Trouble in Taiwan: Hague ruling on Taiping Island gives Tsai her biggest headache

Analysts say Taiwanese president has been stabbed in the back by US and Japan, two countries she had been relying on for support in row with Beijing

Call it bad luck. From the devastation caused by a powerful typhoon to an international ruling that torpedoed Taipei’s claim to an exclusive economic zone in the South China Sea, Taiwanese President Tsai Ing-wen has faced a host of challenges in her first two months in office.

But the biggest challenge, analysts say, is the cross-strait tightrope she has been walking after apparently being stabbed in the back by the United States and Japan, two countries she had been counting on when dealing with pressure from the mainland.

Because of the US influence, Taiping Island thus becomes a rock and this is the biggest betrayal of Taiwan’s [interest]
Wang Hsing-ching, political commentator

And that tightrope act could get even trickier, they say, if she presses ahead with an evasive cross-strait policy, because Beijing is unlikely to abandon its demand that she accept the “one-China” principle.

Since Tsai assumed office on May 20, catastrophes including the flooding of the island’s main international airport, a massive strike by flight attendants, the accidental misfiring of an anti-ship missile that killed a fisherman, a pipe bomb explosion that wounded 25 people on a commuter train and a bus fire that left 24 mainland tourists dead have followed one after the other.

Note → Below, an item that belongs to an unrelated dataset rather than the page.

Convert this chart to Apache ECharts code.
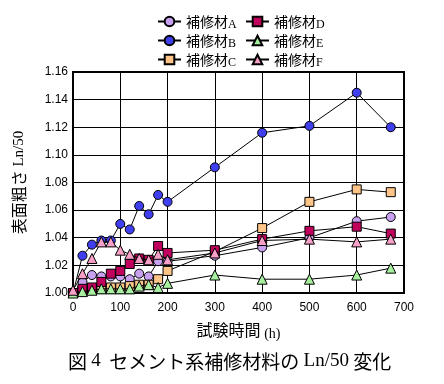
<!DOCTYPE html>
<html><head><meta charset="utf-8">
<script src="https://cdn.jsdelivr.net/npm/echarts@6/dist/echarts.min.js"></script>
<style>html,body{margin:0;padding:0;background:#fff}#c{width:444px;height:384px}</style>
</head><body><div id="c"></div>
<script>
const hours = [0,20,40,60,80,100,120,140,160,180,200,300,400,500,600,672];
const seriesNames = ['補修材A','補修材B','補修材C','補修材D','補修材E','補修材F'];
const valsA = [1.000,1.008,1.013,1.012,1.012,1.012,1.010,1.014,1.012,1.023,1.023,1.027,1.033,1.040,1.052,1.055];
const valsB = [1.000,1.027,1.035,1.038,1.038,1.050,1.046,1.063,1.057,1.071,1.066,1.091,1.116,1.121,1.145,1.120];
const valsC = [1.000,1.002,1.003,1.004,1.004,1.004,1.005,1.006,1.006,1.010,1.016,1.030,1.047,1.066,1.075,1.073];
const valsD = [1.000,1.003,1.004,1.008,1.014,1.016,1.021,1.025,1.024,1.034,1.029,1.031,1.039,1.045,1.048,1.043];
const valsE = [1.000,1.001,1.002,1.003,1.003,1.003,1.003,1.005,1.006,1.004,1.007,1.013,1.010,1.010,1.013,1.018];
const valsF = [1.002,1.014,1.025,1.037,1.037,1.031,1.028,1.025,1.024,1.028,1.024,1.029,1.038,1.039,1.037,1.039];
const xTicks = [0,100,200,300,400,500,600,700];
const yTicks = [1.00,1.02,1.04,1.06,1.08,1.10,1.12,1.14,1.16];

const allVals = [valsA,valsB,valsC,valsD,valsE,valsF];
const colors = ['#C8A0F0','#3F3FF0','#FFC488','#C0005C','#A8F0A0','#F8A0C8'];
const symbols = ['circle','circle','rect','rect','triangle','triangle'];
const sizes = [9,9,9,9,10,10];

const chart = echarts.init(document.getElementById('c'));
const sansFont = '"Liberation Sans", sans-serif';
const jpFont = '"Noto Sans CJK JP", sans-serif';
const serifFont = '"Liberation Serif", serif';

const series = seriesNames.map((n,i)=>({
  name:n, type:'line',
  data: hours.map((h,k)=>[h, allVals[i][k]]),
  symbol: symbols[i], symbolSize: sizes[i],
  lineStyle:{color:'#000', width:1},
  itemStyle:{color:colors[i], borderColor:'#000', borderWidth:1},
  clip:false, z: 2+i
}));

const legendCommon = {
  orient:'vertical', itemGap:0, itemWidth:23, itemHeight:12, padding:0,
  textStyle:{fontFamily:jpFont, fontSize:14, color:'#000', lineHeight:19,
    rich:{s:{fontFamily:serifFont, fontSize:12, color:'#000', lineHeight:12, padding:[7,0,0,0]}}},
  formatter: n => n.slice(0,3) + '{s|' + n.slice(3) + '}'
};

chart.setOption({
  animation:false,
  backgroundColor:'#fff',
  grid:{left:73, right:40, top:72, bottom:91, show:true, borderColor:'#000', borderWidth:2},
  legend:[
    Object.assign({}, legendCommon, {left:157, top:12, data:seriesNames.slice(0,3)}),
    Object.assign({}, legendCommon, {left:245, top:12, data:seriesNames.slice(3,6)})
  ],
  xAxis:{type:'value', min:xTicks[0], max:xTicks[xTicks.length-1], interval:100,
    name:'試験時間 {s|(h)}', nameLocation:'middle', nameGap:26,
    nameTextStyle:{fontFamily:jpFont, fontSize:16, color:'#000',
      rich:{s:{fontFamily:serifFont, fontSize:14, color:'#000', padding:[8,0,0,0]}}},
    axisLine:{show:false}, axisTick:{show:false},
    axisLabel:{fontFamily:sansFont, fontSize:12, color:'#000', margin:9},
    splitLine:{lineStyle:{color:'#000', width:1}}},
  yAxis:{type:'value', min:yTicks[0], max:yTicks[yTicks.length-1], interval:0.02,
    name:'表面粗さ {s|Ln/50}', nameLocation:'middle', nameGap:46, nameRotate:90,
    nameTextStyle:{fontFamily:jpFont, fontSize:16, color:'#000',
      rich:{s:{fontFamily:serifFont, fontSize:15, color:'#000'}}},
    axisLine:{show:false}, axisTick:{show:false},
    axisLabel:{fontFamily:sansFont, fontSize:12, color:'#000', margin:5, formatter:v=>v.toFixed(2)},
    splitLine:{lineStyle:{color:'#000', width:1}}},
  graphic:[{type:'text', left:68, top:352,
    style:{text:'図 {s|4}  セメント系補修材料の {s|Ln/50} 変化', fontFamily:jpFont, fontSize:19, fill:'#000',
      rich:{s:{fontFamily:serifFont, fontSize:19, fill:'#000'}}}}],
  series: series
});
</script></body></html>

Analysts said her biggest challenge so far stemmed from the July 12 tribunal ruling at the Permanent Court of Arbitration in The Hague that no land features – including Taiwan-controlled Taiping Island – in the contested Spratly archipelago in the South China Sea could be considered islands.

That ruling caught the Tsai government off guard because Taipei was never officially consulted throughout the arbitration process, which was initiated by the Philippines against Beijing over territorial and other disputes in the South China Sea. However, the court did accept written evidence from the non-government Chinese (Taiwan) Society of International Law about Taiping Island’s status.

Taiping Island in March this year. Photo: Kyodo

Analysts said the US was behind the case, because it wanted to check Beijing’s expansion in the South China Sea, but it had indirectly dragged Taiwan into troubled waters.

“Because of the US influence, Taiping Island thus becomes a rock and this is the biggest betrayal of Taiwan’s [interest],” said political commentator Wang Hsing-ching, who writes under the pseudonym Nanfang Shuo.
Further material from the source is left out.